Salyk Zimanov (1921–2001)
Salyk Zimanov was a prominent public and statesman figure, a distinguished legal scholar, Doctor of Law, and Professor. He was an Academician of the National Academy of Sciences of the Republic of Kazakhstan and an Honored Scientist of Kazakhstan (1971). He was the recipient of the Peace and Spiritual Accord Prize of the First President of the Republic of Kazakhstan (2001).

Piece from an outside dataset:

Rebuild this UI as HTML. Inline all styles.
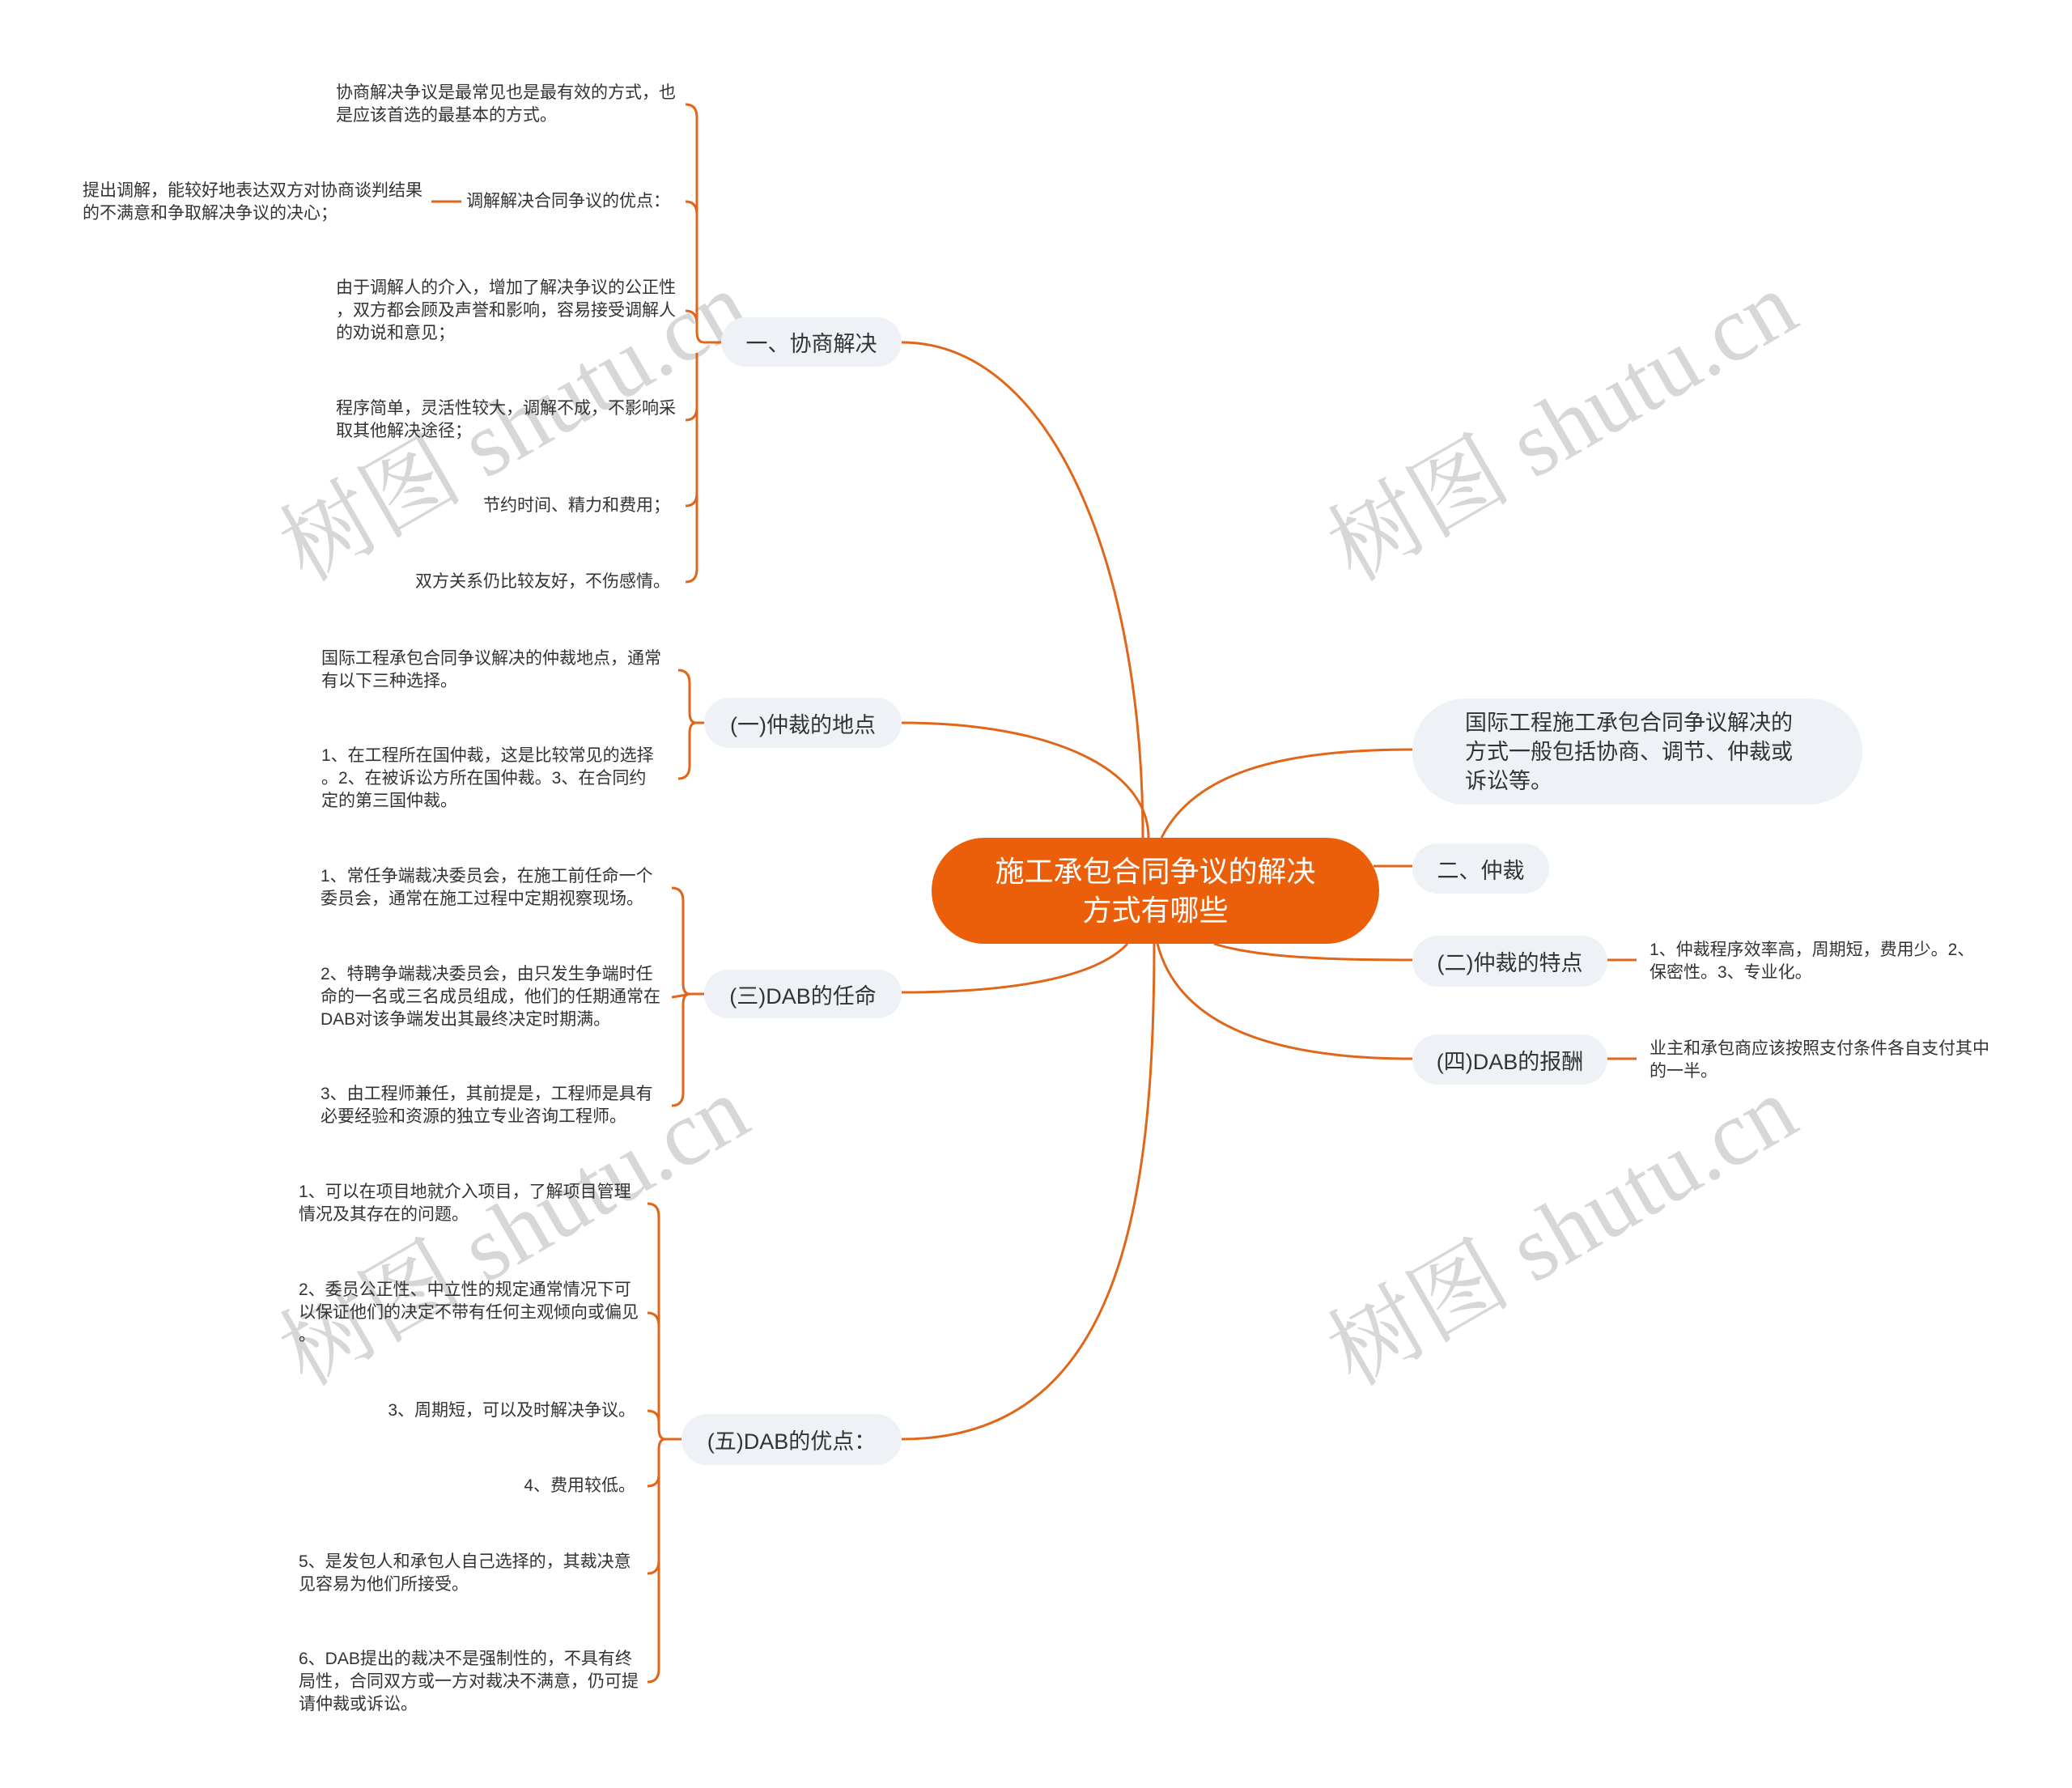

From 1990 to 1995, Zimanov was elected People’s Deputy to the Supreme Council of the Republic of Kazakhstan. He served as a member of the Presidium of the Supreme Council, a member of the Committee on Foreign Relations and Interparliamentary Cooperation, and Chairman of the Committee on Veterans and Persons with Disabilities. As a highly qualified legal expert, he actively contributed to the legal establishment of Kazakhstan’s international relations after the country chose the path of sovereignty and independence, to granting state status to the Kazakh language, to introducing the institution of presidential governance, and to implementing legal and democratic reforms.
In 1992–1993, he was a member of the Consultative Council under the President of the Republic of Kazakhstan and the National Council on State Policy.
Zimanov’s research works were primarily devoted to the history and theory of state and law, the formation and development of national states in Kazakhstan and other regions of Central Asia, the state independence of the Republic of Kazakhstan, and other pressing issues. He also published several scholarly works on legal theory, traditional Kazakh legal culture, and Sharia law.
During the December 1986 events, he demonstrated civic courage. He firmly opposed the offensive statements made by high-ranking representatives of the imperial center against the Kazakh people and defended national dignity and honor with clear and compelling arguments.
After the establishment of the Republic of Kazakhstan, a new and fruitful stage began in Zimanov’s scientific and socio-political activity. The Supreme Council of Kazakhstan was tasked with adopting numerous new laws. During this critical historical period, Zimanov distinguished himself through his scholarship and statesmanship. He headed the commission for drafting the “Declaration on State Sovereignty of the Kazakh SSR” (October 25, 1990), which played a decisive role in the history of Kazakh statehood and the Kazakh people. He was also one of the leading members of the commission that drafted the Constitutional Law “On the State Independence of the Republic of Kazakhstan” (December 16, 1991), another highly significant political act in the nation’s history. He served as a member of the Constitutional Commission for drafting the new Constitution of the Republic of Kazakhstan within the Supreme Council, where he led the expert group.
His research work “The Theory and Practice of Autonomization in the USSR” (1998) generated considerable resonance among the scientific community of the CIS countries. In it, he analytically substantiated the collapse of the powerful USSR and the formation of new independent republics on the basis of its former autonomous territories.
Zimanov served as the scientific editor of the ten-volume encyclopedia “Ancient Laws of the Kazakhs.” He was a laureate of the Peace and Spiritual Accord Prize of the President of the Republic of Kazakhstan (1993) and the State Prize of Kazakhstan (2002). He was awarded the Order of Parasat (2002), the Order of the Patriotic War (twice), the Order of the Red Star, and numerous medals.